Pissarro dans les ports

du 27 avril au 29 septembre 2013

De six ans son aîné, Eugène Boudin exécute ses premières représentations de port au début des années 1850, peu avant l'arrivée de Pissarro en France.
Boudin un précurseur, par Hélène Leroi
Eugène BOUDIN (1824-1898), Le Havre, ca. 1869. © Libérec, Oblastni Galerie v Liberci
Eugène BOUDIN (1824-1898), Le Havre, ca. 1869. © Libérec, Oblastni Galerie v Liberci
Les ports du Havre, Trouville, Honfleur, Deauville fournissent très tôt à Boudin des sujets variés dont il exploite tout au long de sa vie les motifs de quais, bassins, jetées... Plus tard, ses voyages en Bretagne, Hollande, nord et midi de la France ou Venise lui permettront de renouveler son inspiration.

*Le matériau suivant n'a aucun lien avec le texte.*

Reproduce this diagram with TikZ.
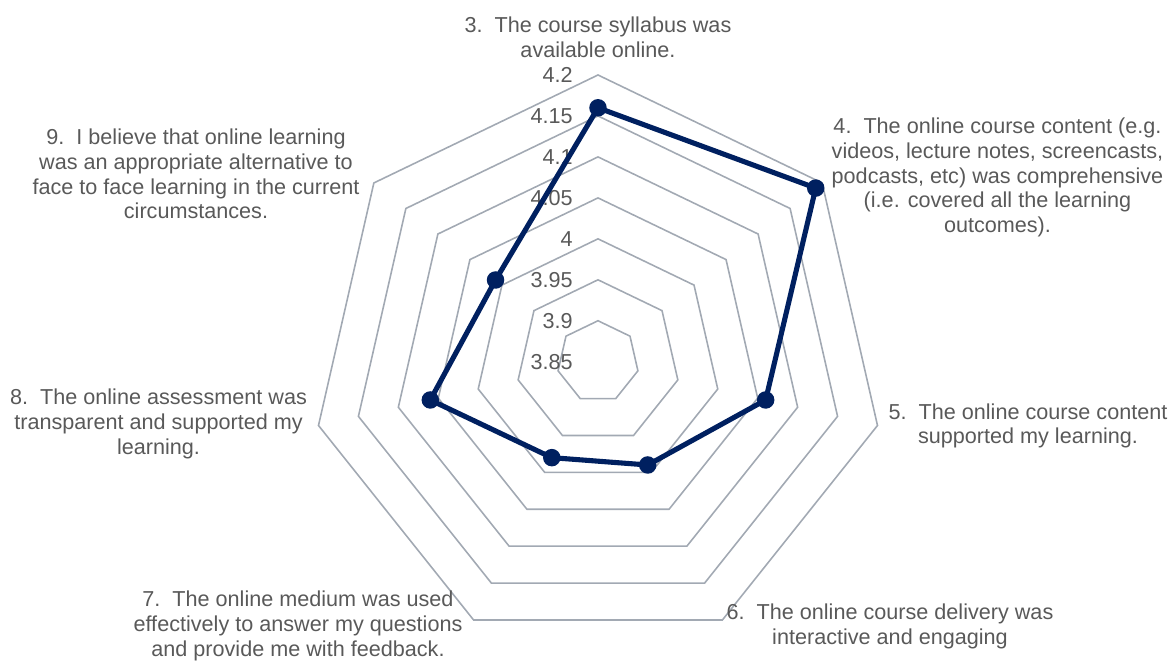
\documentclass[tikz,border=0pt]{standalone}
\usepackage{fontspec}
\setmainfont{Liberation Sans}
\definecolor{navy}{HTML}{002060}
\definecolor{ringgray}{HTML}{A2A9B3}
\definecolor{textgray}{HTML}{595959}
\tikzset{
  ring/.style={draw=ringgray, line width=0.9pt, line join=miter},
  series/.style={draw=navy, line width=2.9pt, line join=round},
  dot/.style={circle, fill=navy, inner sep=0pt, minimum size=0.35cm},
  tick/.style={text=textgray, font=\fontsize{12.3}{14}\selectfont, anchor=east, inner sep=0pt},
  catlabel/.style={text=textgray, font=\fontsize{12.3}{14}\selectfont, align=center, inner sep=0pt}
}
\begin{document}
\begin{tikzpicture}
	  \useasboundingbox (-11.96,-5.986) rectangle (11.5,7.234);

	  % rings, 0.05 apart
	  \draw [ring] (90:0.819)--(38.571:0.819)--(-12.857:0.819)--(-64.286:0.819)--(-115.714:0.819)--(-167.143:0.819)--(141.429:0.819)--cycle;
	  \draw [ring] (90:1.638)--(38.571:1.638)--(-12.857:1.638)--(-64.286:1.638)--(-115.714:1.638)--(-167.143:1.638)--(141.429:1.638)--cycle;
	  \draw [ring] (90:2.457)--(38.571:2.457)--(-12.857:2.457)--(-64.286:2.457)--(-115.714:2.457)--(-167.143:2.457)--(141.429:2.457)--cycle;
	  \draw [ring] (90:3.276)--(38.571:3.276)--(-12.857:3.276)--(-64.286:3.276)--(-115.714:3.276)--(-167.143:3.276)--(141.429:3.276)--cycle;
	  \draw [ring] (90:4.096)--(38.571:4.096)--(-12.857:4.096)--(-64.286:4.096)--(-115.714:4.096)--(-167.143:4.096)--(141.429:4.096)--cycle;
	  \draw [ring] (90:4.915)--(38.571:4.915)--(-12.857:4.915)--(-64.286:4.915)--(-115.714:4.915)--(-167.143:4.915)--(141.429:4.915)--cycle;
	  \draw [ring] (90:5.734)--(38.571:5.734)--(-12.857:5.734)--(-64.286:5.734)--(-115.714:5.734)--(-167.143:5.734)--(141.429:5.734)--cycle;

	  % scale
	  \node [tick] (t385) at (-0.5,0) {3.85};
	  \node [tick] (t390) at (-0.5,0.819) {3.9};
	  \node [tick] (t395) at (-0.5,1.638) {3.95};
	  \node [tick] (t400) at (-0.5,2.457) {4};
	  \node [tick] (t405) at (-0.5,3.276) {4.05};
	  \node [tick] (t410) at (-0.5,4.096) {4.1};
	  \node [tick] (t415) at (-0.5,4.915) {4.15};
	  \node [tick] (t420) at (-0.5,5.734) {4.2};

	  % scores
	  \coordinate (p3) at (90:5.078);
	  \coordinate (p4) at (38.571:5.570);
	  \coordinate (p5) at (-12.857:3.440);
	  \coordinate (p6) at (-64.286:2.293);
	  \coordinate (p7) at (-115.714:2.130);
	  \coordinate (p8) at (-167.143:3.440);
	  \coordinate (p9) at (141.429:2.621);

	  \draw [series] (p3)--(p4)--(p5)--(p6)--(p7)--(p8)--(p9)--cycle;
	  \node [dot] (d3) at (p3) {};
	  \node [dot] (d4) at (p4) {};
	  \node [dot] (d5) at (p5) {};
	  \node [dot] (d6) at (p6) {};
	  \node [dot] (d7) at (p7) {};
	  \node [dot] (d8) at (p8) {};
	  \node [dot] (d9) at (p9) {};

	  % questions
	  \node [catlabel] (q3) at (0,6.494) {3.\ \ The course syllabus was\\available online.};
	  \node [catlabel] (q4) at (7.99,3.684) {4.\ \ The online course content (e.g.\\videos, lecture notes, screencasts,\\podcasts, etc) was comprehensive\\(i.e. covered all the learning\\outcomes).};
	  \node [catlabel] (q5) at (8.6,-1.286) {5.\ \ The online course content\\supported my learning.};
	  \node [catlabel] (q6) at (5.84,-5.3) {6.\ \ The online course delivery was\\interactive and engaging};
	  \node [catlabel] (q7) at (-6.0,-5.286) {7.\ \ The online medium was used\\effectively to answer my questions\\and provide me with feedback.};
	  \node [catlabel] (q8) at (-8.79,-1.246) {8.\ \ The online assessment was\\transparent and supported my\\learning.};
	  \node [catlabel] (q9) at (-8.04,3.754) {9.\ \ I believe that online learning\\was an appropriate alternative to\\face to face learning in the current\\circumstances.};
	\end{tikzpicture}
\end{document}
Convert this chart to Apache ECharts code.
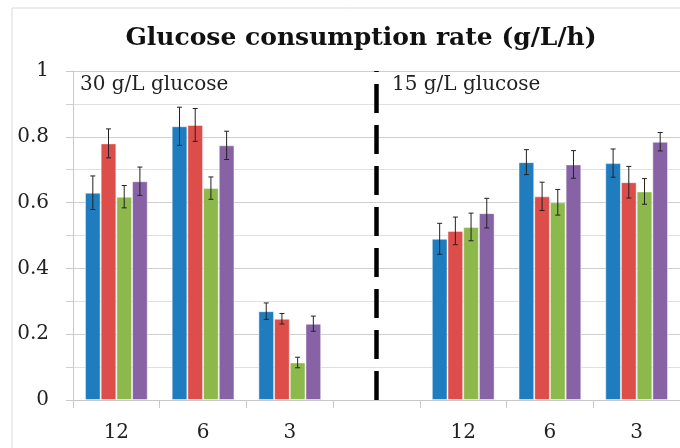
<!DOCTYPE html>
<html>
<head>
<meta charset="utf-8">
<script src="https://cdn.jsdelivr.net/npm/echarts@6/dist/echarts.min.js"></script>
<style>
  html, body { margin: 0; padding: 0; background: #fff; }
  #chart { width: 680px; height: 448px; }
</style>
</head>
<body>
<div id="chart"></div>
<script>
const categories = ["12", "6", "3", "", "12", "6", "3"];

// mean rate per condition, index 3 is the empty spacer slot
const blue = [0.63, 0.832, 0.27, null, 0.49, 0.723, 0.72];
const red = [0.78, 0.836, 0.247, null, 0.514, 0.619, 0.662];
const green = [0.618, 0.644, 0.114, null, 0.526, 0.601, 0.634];
const purple = [0.665, 0.774, 0.232, null, 0.568, 0.716, 0.785];

// +/- error
const blueErr = [0.051, 0.058, 0.025, null, 0.047, 0.038, 0.043];
const redErr = [0.044, 0.05, 0.016, null, 0.042, 0.043, 0.048];
const greenErr = [0.034, 0.034, 0.016, null, 0.042, 0.039, 0.039];
const purpleErr = [0.043, 0.043, 0.023, null, 0.045, 0.042, 0.028];

const groupLabels = ["30 g/L glucose", "15 g/L glucose"];

const colors = ["#1f7dbf", "#dd4d4a", "#8db84b", "#8763a6"];
const serif = "DejaVu Serif";
const CAT_GAP = 0.276;

const chart = echarts.init(document.getElementById("chart"));

const groups = [
  { name: "A", values: blue, err: blueErr },
  { name: "B", values: red, err: redErr },
  { name: "C", values: green, err: greenErr },
  { name: "D", values: purple, err: purpleErr },
];

const barSeries = groups.map((g, k) => ({
  type: "bar",
  name: g.name,
  data: g.values,
  barGap: 0,
  barCategoryGap: CAT_GAP * 100 + "%",
  itemStyle: {
    color: colors[k],
    borderColor: "rgba(255,255,255,0.45)",
    borderWidth: 1,
  },
  z: 2,
}));

// error bars drawn over each bar
const errSeries = groups.map((g, k) => ({
  type: "custom",
  name: g.name + " err",
  z: 5,
  silent: true,
  data: g.values
    .map((v, i) => (v == null ? null : [i, v - g.err[i], v + g.err[i]]))
    .filter((d) => d),
  renderItem(params, api) {
    const band = api.size([1, 0])[0];
    const barW = (band * (1 - CAT_GAP)) / 4;
    const idx = api.value(0);
    const lo = api.coord([idx, api.value(1)]);
    const hi = api.coord([idx, api.value(2)]);
    const x = lo[0] + (k - 1.5) * barW;
    const cap = 2.5;
    const style = { stroke: "#222", lineWidth: 1 };
    return {
      type: "group",
      children: [
        { type: "line", shape: { x1: x, y1: lo[1], x2: x, y2: hi[1] }, style },
        { type: "line", shape: { x1: x - cap, y1: hi[1], x2: x + cap, y2: hi[1] }, style },
        { type: "line", shape: { x1: x - cap, y1: lo[1], x2: x + cap, y2: lo[1] }, style },
      ],
    };
  },
}));

// divider between the two glucose levels (on a custom series so it sits at the category centre)
errSeries[0].markLine = {
  silent: true,
  symbol: "none",
  label: { show: false },
  lineStyle: { color: "#000", width: 4.5, type: [29, 12] },
  data: [{ xAxis: 3 }],
};

chart.setOption({
  animation: false,
  title: {
    text: "Glucose consumption rate (g/L/h)",
    left: 356,
    top: 21,
    textAlign: "center",
    textStyle: { fontFamily: serif, fontSize: 25, fontWeight: "bold", color: "#111" },
  },
  graphic: [
    {
      type: "rect",
      shape: { x: 12, y: 8, width: 700, height: 470 },
      style: { fill: "none", stroke: "#d9d9d9", lineWidth: 1 },
      silent: true,
    },
    {
      type: "text",
      left: 80,
      top: 75,
      style: { text: groupLabels[0], font: "20px " + serif, fill: "#222" },
    },
    {
      type: "text",
      left: 392,
      top: 75,
      style: { text: groupLabels[1], font: "20px " + serif, fill: "#222" },
    },
  ],
  grid: { left: 73, right: 0, top: 71, bottom: 48, containLabel: false },
  xAxis: {
    type: "category",
    data: categories,
    axisLine: { lineStyle: { color: "#c8c8c8" } },
    axisTick: { show: true, length: 8, lineStyle: { color: "#c8c8c8" } },
    axisLabel: { fontFamily: serif, fontSize: 20, color: "#222", margin: 23 },
  },
  yAxis: {
    type: "value",
    min: 0,
    max: 1,
    interval: 0.2,
    axisLine: { show: true, lineStyle: { color: "#c8c8c8" } },
    axisTick: { show: true, length: 7, lineStyle: { color: "#c8c8c8" } },
    minorTick: { show: true, splitNumber: 2, length: 7, lineStyle: { color: "#d0d0d0" } },
    splitLine: { lineStyle: { color: "#cfcfcf" } },
    minorSplitLine: { show: true, lineStyle: { color: "#e0e0e0" } },
    axisLabel: {
      fontFamily: serif,
      fontSize: 20,
      color: "#222",
      margin: 24,
      formatter: (v) => (v === 0 || v === 1 ? String(v) : v.toFixed(1)),
    },
  },
  series: [...barSeries, ...errSeries],
});
</script>
</body>
</html>
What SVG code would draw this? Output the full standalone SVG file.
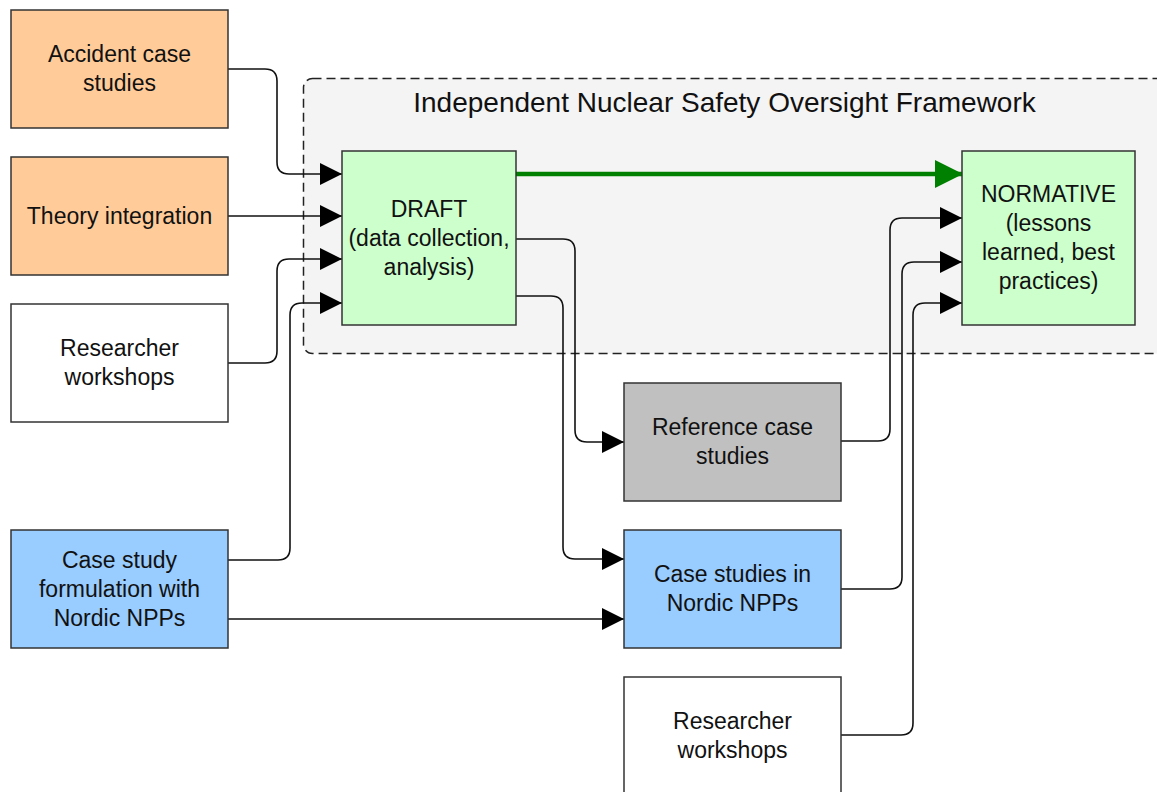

Le peintre ne cherche cependant pas à dresser le portrait des cités portuaires et il n'éprouve aucune véritable attirance pour les réalités urbaines et leur représentation réaliste. Optant généralement pour un point de vue à fleurs d'eau, souvent pris depuis les bassins et non depuis les quais, il excelle à peindre et à rendre la profusion des gréements, l'imbrication des mâtures des bateaux à quai et plus loin, les manœuvres des navires, la sortie ou l'arrivée des grands voiliers ou des steamers dans les ports. Ce parti pris renvoie le site même au statut de décor, simplement évoqué, mais non décrit de manière documentaire. Les silhouettes des hangars, des grues, des écluses ou machines à mâter, rapidement esquissées suffisent à camper le paysage tout en le rendant reconnaissable.
 
Eugène BOUDIN (1824-1898), Le Havre, le bassin de l’Eure, 1885, huile sur toile. Évreux, musée d’art, histoire et archéologie. © RMN-Grand Palais / Agence Bulloz
Eugène BOUDIN (1824-1898), Le Havre, le bassin de l’Eure, 1885, huile sur toile. Évreux, musée d’art, histoire et archéologie. © RMN-Grand Palais / Agence Bulloz
Boudin ne se soucie pas plus de cerner les gestes familiers de la vie portuaire ou d'en révéler les enjeux, comme le feront Pissarro et les néo-impressionnistes. Découvrant Bordeaux dont il réalisera néanmoins un « portrait » beaucoup plus réaliste (musée d'Orsay), l'artiste décrit le sentiment qui l'anime : « Pour mon compte j'aime peu les quais, il y a là un tohu-bohu de voitures, de colis, de barriques tout à fait comme au Havre ou plutôt comme à Anvers ; tourbillon agréable pour ceux qui compulsent (sic) leurs bénéfices par le nombre de ballots ou de barriques qui sont affalés par les grues, mais cela n'amuse pas le rêveur qui préfère un peu de silence et de solitude, et les voix plus monotones, mais aussi plus poétiques des éléments naturels ».
 
Eugène BOUDIN (1824-1898), Le Port de Dieppe, ca. 1896, huile sur toile. © Honfleur, musée Eugène Boudin / Henri Brauner
Eugène BOUDIN (1824-1898), Le Port de Dieppe, ca. 1896, huile sur toile. © Honfleur, musée Eugène Boudin / Henri Brauner
À sa manière, Boudin rejoint Pissarro qui affirme que le motif est secondaire et que seuls les effets atmosphériques comptent. Durant toute sa carrière, l'artiste privilégiera la recherche des « beautés météorologiques » qui avaient séduit Baudelaire en 1859. Il s'attachera à transformer ces phénomènes atmosphériques en purs morceaux de peinture, comme dans Le port de Dieppe (vers 1896), où mer et ciel se confondent, animés par une même énergie.